REALISME NEO-KLASIK (MORGENTHAU)
            ”Politik adalah perjuangan untuk kekuasaan atas manusia, dan apapun tujuan akhirnya, kekuasaan adalah tujuan terpentingnya.”(Morgenthau. 1965).
            Animus dominandi. Bahwa manusia terlahir dengan membawa sifat haus akan kekuasaan dijadikan sebagai pemikiran dasar dari konsep keamanan. Kehausan akan kekuasaan akan menyeret hubungan internasional menjadi politik kekuasaan. Ketika sebuah negara mempertahankan kedaulatannya, maka negara tersebut harus mengerahkan kekuatan untuk mencapai tujuannya itu.
            Morgenthau dalam pandangannya mengcounter pemikiran Thucydides yang menyebutkan etika politik yang membolehkan tindakan yang tidak dibenarkan oleh moralitas pribadi. Menurutnya, hal ini membuat sistem ketatanegaraan menjadi kacau dan tidak bertanggung jawab. Morgenthau lalu memberikan pandangan baru tentang etika situasional yang didasari prinsip kebijaksanaan namun tidak serta merta menghilangkan tindakan jahat ”kecil” untuk mengatasi kejahatan yang lebih besar.
Dalam kondisi anarkis dan saling curiga, negara-negara akan terus berusaha mempertahankan status quo atau bahkan memperkuat kekuasaan dengan praktek imperialisme akan berimplikasi pada balance of power.
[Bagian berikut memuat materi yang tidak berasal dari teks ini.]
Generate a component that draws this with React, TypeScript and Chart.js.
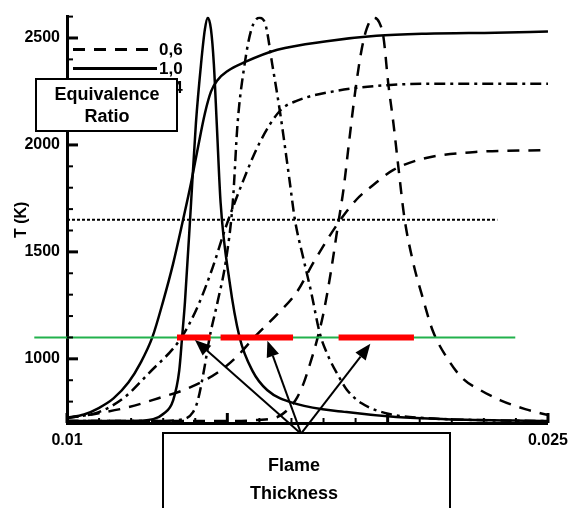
import React, { useEffect, useRef } from 'react';
import { Chart, registerables } from 'chart.js';

Chart.register(...registerables);

// ---- Temperature profiles (x in m, T in K) ----
const tempX06 = [0.0100, 0.01099, 0.01192, 0.01285, 0.01377, 0.01470, 0.01532, 0.01585, 0.01656, 0.01718, 0.01770, 0.01847, 0.01903, 0.01956, 0.02018, 0.02120, 0.02274, 0.0250];
const tempY06 = [723, 746, 774, 816, 862, 936, 1014, 1102, 1209, 1315, 1454, 1638, 1745, 1814, 1883, 1939, 1967, 1976];

const tempX10 = [0.0100, 0.01053, 0.01099, 0.01145, 0.01192, 0.01229, 0.01266, 0.01300, 0.01331, 0.01362, 0.01387, 0.01408, 0.01430, 0.01449, 0.01470, 0.01501, 0.01554, 0.01656, 0.01810, 0.01965, 0.02120, 0.02336, 0.0250];
const tempY10 = [725, 740, 770, 815, 890, 980, 1100, 1270, 1445, 1650, 1823, 1985, 2147, 2249, 2304, 2346, 2387, 2445, 2485, 2510, 2520, 2525, 2530];

const tempX14 = [0.0100, 0.01099, 0.01176, 0.01254, 0.01356, 0.01408, 0.01455, 0.01495, 0.01547, 0.01600, 0.01665, 0.01718, 0.01841, 0.01965, 0.02120, 0.0250];
const tempY14 = [723, 751, 816, 931, 1098, 1246, 1430, 1615, 1823, 2008, 2161, 2207, 2253, 2276, 2286, 2286];

// ---- Peaked profiles ----
const peakX06 = [0.0100, 0.01470, 0.01594, 0.01656, 0.01687, 0.01718, 0.01739, 0.01758, 0.01779, 0.01801, 0.01823, 0.01844, 0.01863, 0.01881, 0.01900, 0.01919, 0.01934, 0.01956, 0.01974, 0.01987, 0.02002, 0.02018, 0.02033, 0.02052, 0.02079, 0.02110, 0.02141, 0.02191, 0.02234, 0.02290, 0.02352, 0.02429, 0.0250];
const peakY06 = [709, 709, 714, 728, 760, 820, 890, 977, 1084, 1222, 1407, 1615, 1800, 2031, 2263, 2447, 2540, 2595, 2572, 2503, 2286, 2101, 1902, 1662, 1454, 1282, 1130, 991, 908, 853, 806, 765, 737];

const peakX10 = [0.0100, 0.01192, 0.01269, 0.01300, 0.01331, 0.01350, 0.01359, 0.01368, 0.01387, 0.01402, 0.01418, 0.01430, 0.01439, 0.01449, 0.01458, 0.01467, 0.01479, 0.01507, 0.01538, 0.01578, 0.01625, 0.01718, 0.01872, 0.02027, 0.02181, 0.0250];
const peakY10 = [709, 709, 718, 742, 806, 945, 1102, 1269, 1731, 2101, 2378, 2540, 2595, 2540, 2378, 2101, 1731, 1361, 1102, 945, 853, 788, 751, 728, 718, 709];

const peakX14 = [0.0100, 0.01285, 0.01362, 0.01393, 0.01408, 0.01427, 0.01445, 0.01470, 0.01495, 0.01517, 0.01532, 0.01554, 0.01575, 0.01600, 0.01619, 0.01640, 0.01665, 0.01693, 0.01711, 0.01736, 0.01761, 0.01789, 0.01810, 0.01851, 0.01872, 0.01919, 0.02005, 0.02120, 0.02274, 0.0250];
const peakY14 = [709, 709, 718, 751, 806, 945, 1102, 1269, 1454, 1731, 2101, 2378, 2540, 2595, 2563, 2378, 2147, 1846, 1648, 1477, 1315, 1116, 1028, 908, 857, 792, 742, 723, 714, 709];

// ---- Reference lines ----
const greenX = [0.00898, 0.02398];
const greenY = 1100;
const dottedX = [0.0100, 0.02342];
const dottedY = 1650;

// ---- Flame thickness segments ----
const redStartX = [0.01343, 0.01479, 0.01847];
const redEndX = [0.01448, 0.01705, 0.02082];
const redY = 1100;

// ---- Arrows ----
const arrowOriginX = 0.0173;
const arrowOriginY = 650;
const arrowTipX = [0.01399, 0.01625, 0.01946];
const arrowTipY = [1088, 1084, 1070];

// ---- Ticks ----
const xTickValues = [0.010, 0.011, 0.012, 0.013, 0.014, 0.015, 0.016, 0.017, 0.018, 0.019, 0.020, 0.021, 0.022, 0.023, 0.024, 0.025];
const xMajorTicks = [0.01, 0.015, 0.02, 0.025];
const xTickLabels = ['0.01', '0.015', '0.02', '0.025'];
const yTickValues = [700, 800, 900, 1000, 1100, 1200, 1300, 1400, 1500, 1600, 1700, 1800, 1900, 2000, 2100, 2200, 2300, 2400, 2500, 2600];
const yMajorTicks = [1000, 1500, 2000, 2500];
const yTickLabels = ['1000', '1500', '2000', '2500'];

// ---- Text ----
const legendLabels = ['0,6', '1,0', '1,4'];
const legendBoxText = ['Equivalence', 'Ratio'];
const flameBoxText = ['Flame', 'Thickness'];
const yTitle = 'T (K)';

const DASHED = [12, 9];
const SOLID: number[] = [];
const DASHDOT = [11, 5, 3, 5];
const legendDashes = [DASHED, SOLID, DASHDOT];
const FONT = '"Liberation Sans", Arial, sans-serif';

function findMajor(list: number[], v: number) {
  return list.findIndex((m) => Math.abs(m - v) < 1e-9);
}

const decorPlugin = {
  id: 'decor',
  afterDraw(chart: any) {
    const { ctx, chartArea: ca, scales } = chart;
    const xs = scales.x;
    const ys = scales.y;
    ctx.save();
    ctx.strokeStyle = '#000';
    ctx.fillStyle = '#000';
    ctx.setLineDash([]);
    // inward ticks
    yTickValues.forEach((v) => {
      const py = ys.getPixelForValue(v);
      const major = findMajor(yMajorTicks, v) >= 0;
      ctx.lineWidth = major ? 3 : 2;
      ctx.beginPath();
      ctx.moveTo(ca.left, py);
      ctx.lineTo(ca.left + (major ? 11 : 6), py);
      ctx.stroke();
    });
    xTickValues.forEach((v) => {
      const px = xs.getPixelForValue(v);
      const major = findMajor(xMajorTicks, v) >= 0;
      ctx.lineWidth = major ? 3 : 2;
      ctx.beginPath();
      ctx.moveTo(px, ca.bottom);
      ctx.lineTo(px, ca.bottom - (major ? 10 : 5));
      ctx.stroke();
    });

    // legend
    legendLabels.forEach((lab, i) => {
      const ly = ca.top + 33 + i * 19;
      ctx.setLineDash(legendDashes[i]);
      ctx.lineWidth = 3;
      ctx.beginPath();
      ctx.moveTo(ca.left + 6, ly);
      ctx.lineTo(ca.left + 90, ly);
      ctx.stroke();
      ctx.setLineDash([]);
      ctx.font = `bold 17px ${FONT}`;
      ctx.textAlign = 'left';
      ctx.textBaseline = 'middle';
      ctx.fillText(lab, ca.left + 92, ly + 1);
    });

    // arrows
    const ox = xs.getPixelForValue(arrowOriginX);
    const oy = ys.getPixelForValue(arrowOriginY);
    arrowTipX.forEach((tx, i) => {
      const px = xs.getPixelForValue(tx);
      const py = ys.getPixelForValue(arrowTipY[i]);
      const ang = Math.atan2(py - oy, px - ox);
      const L = 16;
      const W = 6.5;
      const bx = px - L * Math.cos(ang);
      const by = py - L * Math.sin(ang);
      ctx.lineWidth = 2;
      ctx.beginPath();
      ctx.moveTo(ox, oy);
      ctx.lineTo(bx, by);
      ctx.stroke();
      ctx.beginPath();
      ctx.moveTo(px, py);
      ctx.lineTo(bx + W * Math.sin(ang), by - W * Math.cos(ang));
      ctx.lineTo(bx - W * Math.sin(ang), by + W * Math.cos(ang));
      ctx.closePath();
      ctx.fill();
    });

    // text boxes
    const box = (x: number, y: number, w: number, h: number, lines: string[], cx: number, ly: number[]) => {
      ctx.fillStyle = '#fff';
      ctx.fillRect(x, y, w, h);
      ctx.lineWidth = 2;
      ctx.strokeStyle = '#000';
      ctx.strokeRect(x, y, w, h);
      ctx.fillStyle = '#000';
      ctx.font = `bold 18px ${FONT}`;
      ctx.textAlign = 'center';
      ctx.textBaseline = 'middle';
      lines.forEach((t, i) => ctx.fillText(t, cx, ly[i]));
    };
    box(36, 79, 141, 52, legendBoxText, 107, [95, 117]);
    box(163, 433, 287, 100, flameBoxText, 294, [466, 494]);
    ctx.restore();
  },
};

export default function App() {
  const ref = useRef<HTMLCanvasElement>(null);
  useEffect(() => {
    const canvas = ref.current;
    if (!canvas) return;
    const mk = (xs: number[], ys: number[]) => xs.map((x, i) => ({ x, y: ys[i] }));
    const curve = (label: string, data: any[], dash: number[]) => ({
      label,
      data,
      borderColor: '#000',
      borderWidth: 2.5,
      borderDash: dash,
      pointRadius: 0,
      fill: false,
      cubicInterpolationMode: 'monotone' as const,
    });
    const datasets: any[] = [
      ...redStartX.map((s, i) => ({
        label: 'thickness' + i,
        data: [{ x: s, y: redY }, { x: redEndX[i], y: redY }],
        borderColor: '#ff0000',
        borderWidth: 6,
        borderCapStyle: 'butt',
        pointRadius: 0,
      })),
      {
        label: 'green',
        data: mk(greenX, [greenY, greenY]),
        borderColor: '#22b14c',
        borderWidth: 2,
        pointRadius: 0,
        clip: false,
      },
      {
        label: 'dotted',
        data: mk(dottedX, [dottedY, dottedY]),
        borderColor: '#000',
        borderWidth: 2,
        borderDash: [3, 2],
        pointRadius: 0,
      },
      curve('T 0,6', mk(tempX06, tempY06), DASHED),
      curve('T 1,0', mk(tempX10, tempY10), SOLID),
      curve('T 1,4', mk(tempX14, tempY14), DASHDOT),
      curve('P 0,6', mk(peakX06, peakY06), DASHED),
      curve('P 1,0', mk(peakX10, peakY10), SOLID),
      curve('P 1,4', mk(peakX14, peakY14), DASHDOT),
    ];
    const tickFont = { family: FONT, size: 16, weight: 'bold' as const };
    const chart = new Chart(canvas, {
      type: 'line',
      data: { datasets },
      options: {
        responsive: false,
        animation: false,
        devicePixelRatio: 1,
        layout: { padding: { left: 0, right: 23, top: 12, bottom: 0 } },
        plugins: { legend: { display: false }, tooltip: { enabled: false } },
        scales: {
          x: {
            type: 'linear',
            min: 0.01,
            max: 0.025,
            afterBuildTicks: (s: any) => {
              s.ticks = xTickValues.map((value) => ({ value }));
            },
            afterFit: (s: any) => {
              s.height = 85;
            },
            grid: { display: true, drawOnChartArea: false, drawTicks: false },
            border: { display: true, color: '#000', width: 3 },
            ticks: {
              autoSkip: false,
              maxRotation: 0,
              padding: 8,
              color: '#000',
              font: tickFont,
              callback: (v: any) => {
                const k = findMajor(xMajorTicks, Number(v));
                return k >= 0 ? xTickLabels[k] : '';
              },
            },
          },
          y: {
            type: 'linear',
            min: 700,
            max: 2600,
            afterBuildTicks: (s: any) => {
              s.ticks = yTickValues.map((value) => ({ value }));
            },
            afterFit: (s: any) => {
              s.width = 67;
            },
            grid: { display: true, drawOnChartArea: false, drawTicks: false },
            border: { display: true, color: '#000', width: 3 },
            title: {
              display: true,
              text: yTitle,
              color: '#000',
              font: { family: FONT, size: 16, weight: 'bold' },
              padding: { top: 12, bottom: 0 },
            },
            ticks: {
              autoSkip: false,
              padding: 7,
              color: '#000',
              font: tickFont,
              callback: (v: any) => {
                const k = findMajor(yMajorTicks, Number(v));
                return k >= 0 ? yTickLabels[k] : '';
              },
            },
          },
        },
      },
      plugins: [decorPlugin],
    });
    return () => chart.destroy();
  }, []);
  return (
    <div style={{ position: 'absolute', left: 0, top: 0, width: 576, height: 508, background: '#fff' }}>
      <canvas ref={ref} width={576} height={508} style={{ display: 'block', width: 576, height: 508 }} />
    </div>
  );
}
Pada kondisi Balance of power masing-masing pihak yang akan melakukan peningkatan kekuasaan paling tidak mengundang peningkatan kekuasaan dari pihak lain. ketika tidak ada kata menyerah dari pihak yang lemah kepada yang kuat, maka perang adalah jawabannya. Keadaan balance of power dapat dikatakan sebagai bagian dari usaha pembentukan stabilitas dan menjamin suatu negara berdaulat agar tidak terdominasi negara lain.
           
 NEOREALISME WALTZ
            Dalam bukunya ”Theory of International Politics”, Kenneth Waltz (1979) mencoba menerapkan pendekatan yang lebih ilmiah pada realisme. Elemen-elemen dasar seperti anarkisme dunia internasional,  konfliktualitas, pandangan skeptis akan kemajuan politik internsional seperti di wilayah domestik tetap dipertahankan oleh Waltz. 
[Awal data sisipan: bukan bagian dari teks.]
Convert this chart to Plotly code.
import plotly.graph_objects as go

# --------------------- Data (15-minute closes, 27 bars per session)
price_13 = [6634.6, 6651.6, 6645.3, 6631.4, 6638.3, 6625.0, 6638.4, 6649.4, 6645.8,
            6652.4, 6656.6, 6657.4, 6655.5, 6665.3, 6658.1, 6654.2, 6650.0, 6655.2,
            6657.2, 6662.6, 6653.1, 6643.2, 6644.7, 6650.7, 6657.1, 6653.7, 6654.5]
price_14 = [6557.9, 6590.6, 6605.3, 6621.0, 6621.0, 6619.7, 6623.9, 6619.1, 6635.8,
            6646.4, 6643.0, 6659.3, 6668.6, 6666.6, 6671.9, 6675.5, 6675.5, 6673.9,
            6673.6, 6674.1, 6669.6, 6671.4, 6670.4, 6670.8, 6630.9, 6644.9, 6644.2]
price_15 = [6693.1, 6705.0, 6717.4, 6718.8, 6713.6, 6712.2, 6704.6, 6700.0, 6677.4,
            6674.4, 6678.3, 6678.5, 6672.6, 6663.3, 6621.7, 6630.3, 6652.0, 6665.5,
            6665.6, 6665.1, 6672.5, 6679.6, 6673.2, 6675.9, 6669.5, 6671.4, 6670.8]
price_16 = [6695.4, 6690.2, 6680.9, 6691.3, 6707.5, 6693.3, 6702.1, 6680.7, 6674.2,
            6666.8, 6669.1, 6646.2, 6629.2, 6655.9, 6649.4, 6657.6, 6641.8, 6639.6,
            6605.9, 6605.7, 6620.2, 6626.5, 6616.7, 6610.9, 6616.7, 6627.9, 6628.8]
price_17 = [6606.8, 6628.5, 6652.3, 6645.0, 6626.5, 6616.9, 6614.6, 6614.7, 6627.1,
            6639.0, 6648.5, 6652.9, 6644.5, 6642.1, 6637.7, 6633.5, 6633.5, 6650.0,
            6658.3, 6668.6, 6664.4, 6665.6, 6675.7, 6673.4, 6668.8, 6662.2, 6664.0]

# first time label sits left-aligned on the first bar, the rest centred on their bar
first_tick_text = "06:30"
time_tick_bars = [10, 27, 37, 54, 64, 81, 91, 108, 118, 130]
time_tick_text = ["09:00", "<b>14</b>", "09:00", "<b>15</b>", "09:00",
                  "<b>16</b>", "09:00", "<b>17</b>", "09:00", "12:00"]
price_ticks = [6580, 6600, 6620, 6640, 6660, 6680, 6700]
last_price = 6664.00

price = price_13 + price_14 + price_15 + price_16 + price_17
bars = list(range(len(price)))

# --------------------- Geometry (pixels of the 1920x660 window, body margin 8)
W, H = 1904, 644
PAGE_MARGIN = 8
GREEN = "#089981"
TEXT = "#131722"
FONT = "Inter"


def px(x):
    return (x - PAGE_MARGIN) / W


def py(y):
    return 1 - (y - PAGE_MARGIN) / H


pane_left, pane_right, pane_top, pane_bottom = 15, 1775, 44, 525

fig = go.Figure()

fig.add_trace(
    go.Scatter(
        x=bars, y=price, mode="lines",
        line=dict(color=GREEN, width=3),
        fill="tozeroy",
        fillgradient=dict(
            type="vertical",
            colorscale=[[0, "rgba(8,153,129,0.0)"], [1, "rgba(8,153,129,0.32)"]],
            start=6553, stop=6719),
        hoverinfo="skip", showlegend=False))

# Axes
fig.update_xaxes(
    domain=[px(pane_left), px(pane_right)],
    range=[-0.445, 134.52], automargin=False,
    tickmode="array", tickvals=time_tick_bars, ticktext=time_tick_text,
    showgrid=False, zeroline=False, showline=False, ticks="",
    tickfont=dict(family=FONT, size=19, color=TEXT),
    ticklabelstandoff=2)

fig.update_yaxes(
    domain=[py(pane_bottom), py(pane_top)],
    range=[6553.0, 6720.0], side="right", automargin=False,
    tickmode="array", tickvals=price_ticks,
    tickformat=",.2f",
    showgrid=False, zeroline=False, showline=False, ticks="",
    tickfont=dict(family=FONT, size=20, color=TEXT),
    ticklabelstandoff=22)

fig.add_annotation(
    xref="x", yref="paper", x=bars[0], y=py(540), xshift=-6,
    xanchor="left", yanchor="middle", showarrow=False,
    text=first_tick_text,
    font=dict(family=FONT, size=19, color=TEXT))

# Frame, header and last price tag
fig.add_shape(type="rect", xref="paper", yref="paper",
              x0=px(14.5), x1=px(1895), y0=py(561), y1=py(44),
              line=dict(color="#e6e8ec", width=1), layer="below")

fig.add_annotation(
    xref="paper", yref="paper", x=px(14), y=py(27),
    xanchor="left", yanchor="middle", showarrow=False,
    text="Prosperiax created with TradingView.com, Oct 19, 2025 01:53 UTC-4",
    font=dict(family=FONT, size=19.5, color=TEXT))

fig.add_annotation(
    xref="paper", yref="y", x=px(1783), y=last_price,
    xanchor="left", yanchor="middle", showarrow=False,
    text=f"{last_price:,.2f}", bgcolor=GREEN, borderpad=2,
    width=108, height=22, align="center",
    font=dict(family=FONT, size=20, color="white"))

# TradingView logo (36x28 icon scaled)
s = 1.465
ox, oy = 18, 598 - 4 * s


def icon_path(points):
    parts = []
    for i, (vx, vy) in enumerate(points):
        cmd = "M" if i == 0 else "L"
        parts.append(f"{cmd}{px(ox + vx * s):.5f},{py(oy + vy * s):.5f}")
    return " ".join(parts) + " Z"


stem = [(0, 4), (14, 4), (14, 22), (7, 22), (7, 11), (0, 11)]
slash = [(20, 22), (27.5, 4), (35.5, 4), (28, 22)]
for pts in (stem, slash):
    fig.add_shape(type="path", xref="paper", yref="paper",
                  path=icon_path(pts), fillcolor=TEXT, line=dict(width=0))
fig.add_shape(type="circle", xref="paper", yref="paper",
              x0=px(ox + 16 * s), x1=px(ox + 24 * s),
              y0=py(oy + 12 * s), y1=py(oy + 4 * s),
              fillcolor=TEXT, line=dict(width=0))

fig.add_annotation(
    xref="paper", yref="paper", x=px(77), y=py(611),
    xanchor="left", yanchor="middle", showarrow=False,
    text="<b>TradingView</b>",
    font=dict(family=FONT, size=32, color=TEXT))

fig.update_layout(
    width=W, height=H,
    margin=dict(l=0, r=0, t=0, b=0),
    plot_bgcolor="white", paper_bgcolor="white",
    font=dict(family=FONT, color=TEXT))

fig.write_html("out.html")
              Perbedaan paling mencolok ada pada pemahaman tentang sifat manusia. Waltz tidak beranggapan bahwa sifat alamiah manusia selalu diliputi kecemasan. Ia lebih memfokuskan pada struktur internasional sebagai pengatur dunia internasional. Ia menolak pendapat Morgenthau tentang penyebab perang. Dalam The Theory of International Politics, asal mula perang bukanlah karena sifat dasar manusia yang egois, melainkan karena pengaruh system. Perbedaan lain terletak pada pengaturan sistem. Realisme klasik memandang bahwa negara harus memelihara sistem sebaik-baiknya dan bila gagal mereka akan depersalahkan. Neorealisme menganggap pemeliharaan sistem akan berlaku dengan sendirinya. Bukan tanggung jawab dari negara-negara. Hal ini menunjukkan realisme klasik lebih mengedepankan nilai-nilai normatif daripada Neorealisme yang ilmiah.
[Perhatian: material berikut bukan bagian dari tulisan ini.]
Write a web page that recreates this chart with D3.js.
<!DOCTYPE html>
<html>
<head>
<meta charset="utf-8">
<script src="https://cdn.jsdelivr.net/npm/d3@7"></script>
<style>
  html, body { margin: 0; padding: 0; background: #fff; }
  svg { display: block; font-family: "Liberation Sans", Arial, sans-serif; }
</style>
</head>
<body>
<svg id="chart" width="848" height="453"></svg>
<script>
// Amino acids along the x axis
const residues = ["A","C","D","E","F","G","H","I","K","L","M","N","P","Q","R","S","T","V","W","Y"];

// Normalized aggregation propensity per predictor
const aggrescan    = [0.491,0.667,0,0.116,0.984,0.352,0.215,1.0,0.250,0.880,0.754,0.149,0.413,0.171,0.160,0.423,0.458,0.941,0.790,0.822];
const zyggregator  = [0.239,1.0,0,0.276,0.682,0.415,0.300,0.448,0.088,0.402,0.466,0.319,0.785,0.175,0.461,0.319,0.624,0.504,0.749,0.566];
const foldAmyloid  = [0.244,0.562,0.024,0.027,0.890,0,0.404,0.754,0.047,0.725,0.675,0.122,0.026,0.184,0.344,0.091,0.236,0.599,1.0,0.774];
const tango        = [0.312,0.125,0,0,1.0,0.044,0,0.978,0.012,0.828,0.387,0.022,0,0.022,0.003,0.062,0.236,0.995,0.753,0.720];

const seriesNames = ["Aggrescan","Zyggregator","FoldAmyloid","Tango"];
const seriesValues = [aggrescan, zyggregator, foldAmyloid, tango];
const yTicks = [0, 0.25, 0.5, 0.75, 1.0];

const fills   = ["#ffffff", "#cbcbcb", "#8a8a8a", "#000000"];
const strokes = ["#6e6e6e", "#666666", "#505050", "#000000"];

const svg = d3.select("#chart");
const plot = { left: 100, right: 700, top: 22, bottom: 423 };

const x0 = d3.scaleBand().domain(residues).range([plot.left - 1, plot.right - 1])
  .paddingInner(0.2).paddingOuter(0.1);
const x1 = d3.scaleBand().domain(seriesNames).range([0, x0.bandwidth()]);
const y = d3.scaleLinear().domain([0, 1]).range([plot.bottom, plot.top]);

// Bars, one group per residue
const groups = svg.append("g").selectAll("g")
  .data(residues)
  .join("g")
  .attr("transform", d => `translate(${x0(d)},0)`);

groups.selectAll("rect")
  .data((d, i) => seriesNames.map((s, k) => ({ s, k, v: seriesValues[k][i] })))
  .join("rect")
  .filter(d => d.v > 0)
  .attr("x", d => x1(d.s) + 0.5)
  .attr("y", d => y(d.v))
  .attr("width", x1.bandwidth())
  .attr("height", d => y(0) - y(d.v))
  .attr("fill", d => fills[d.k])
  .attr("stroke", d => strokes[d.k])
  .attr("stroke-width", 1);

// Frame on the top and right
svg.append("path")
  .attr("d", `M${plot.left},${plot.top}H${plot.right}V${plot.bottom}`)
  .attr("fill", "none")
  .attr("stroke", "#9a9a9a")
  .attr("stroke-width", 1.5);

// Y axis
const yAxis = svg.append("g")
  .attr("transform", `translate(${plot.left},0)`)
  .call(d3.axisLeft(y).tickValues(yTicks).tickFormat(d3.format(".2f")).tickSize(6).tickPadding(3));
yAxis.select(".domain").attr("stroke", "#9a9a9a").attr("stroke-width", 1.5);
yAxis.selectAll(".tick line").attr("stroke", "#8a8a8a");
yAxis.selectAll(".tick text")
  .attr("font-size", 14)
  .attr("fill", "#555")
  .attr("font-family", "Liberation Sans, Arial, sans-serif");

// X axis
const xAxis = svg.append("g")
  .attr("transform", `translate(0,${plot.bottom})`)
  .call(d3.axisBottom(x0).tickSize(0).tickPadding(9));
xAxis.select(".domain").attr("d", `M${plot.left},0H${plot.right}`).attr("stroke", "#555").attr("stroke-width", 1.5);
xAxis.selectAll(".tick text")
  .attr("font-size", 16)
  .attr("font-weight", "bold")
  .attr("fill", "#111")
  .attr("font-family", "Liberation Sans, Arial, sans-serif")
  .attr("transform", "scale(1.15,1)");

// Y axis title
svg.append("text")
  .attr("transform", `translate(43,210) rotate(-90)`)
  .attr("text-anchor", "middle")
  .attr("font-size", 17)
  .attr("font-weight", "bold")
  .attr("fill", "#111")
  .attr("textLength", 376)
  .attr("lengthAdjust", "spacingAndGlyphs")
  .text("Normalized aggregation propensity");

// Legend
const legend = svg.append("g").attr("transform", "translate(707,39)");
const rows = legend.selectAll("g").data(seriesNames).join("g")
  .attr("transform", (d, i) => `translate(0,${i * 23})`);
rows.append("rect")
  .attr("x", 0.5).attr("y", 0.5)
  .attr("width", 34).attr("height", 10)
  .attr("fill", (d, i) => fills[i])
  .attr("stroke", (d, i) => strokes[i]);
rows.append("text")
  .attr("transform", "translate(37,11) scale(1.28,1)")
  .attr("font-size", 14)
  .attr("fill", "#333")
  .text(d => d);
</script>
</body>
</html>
Bagi Waltz, karakteristik system internasional adalah :
         Anarkis.
         sistem bipolar lebih baik dan stabil daripada multipolar. “hanya dengan dua kekuatan besar, keduanya diharapkan bertindak untuk memelihara sistem (Waltz 1979:204)”. 
         Terstruktur dalam pola-pola interaksi antar Negara yang dibimbing negar besar. Perubahan internasional terjadi ketika negara besar mengalami perubahan. Alat-alat yang khas dalam mengahadapi perubahan itu adalah perang.
         Tiap Negara memiliki fungsi yang sama sebagai penjamin keamanan nasionalnya. Perbedaannya hanya terletak pada kapabilitas mereka menjalankan tuga serupa (pajak, kebijakan luar negeri, dll).
         Suatu Negara memilih berperang akibat desakan struktur internasional.

Realisme menjadi bahan perdebatan yang tidak ada habisnya selama berabad-abad. Keeksistensian negara sebagai aktor sentral dan realisme memberikan penjelasan yang masuk akal atas konflik yang selalu ada di dunia internasional. Namun pembahasan tentang hubungan internasional masih terlalu sempit dan tidak cocok lagi dengan kondisi-kondisi low politics akhir-akhir ini. Ia lebih fokus kepada high politics yang malah menunjukkan trend dikurangi.

Sources :
Burchill, Scott. Theories of International Relation
Sorensen, George, Robert Jackson. Pengantar Hubungan Internsaional, Pustaka Pelajar, Jogjakarta. 2005.
Morgenthau, Hans, J. Politik Antar Bangsa. Yayasan  Obor Indonesia.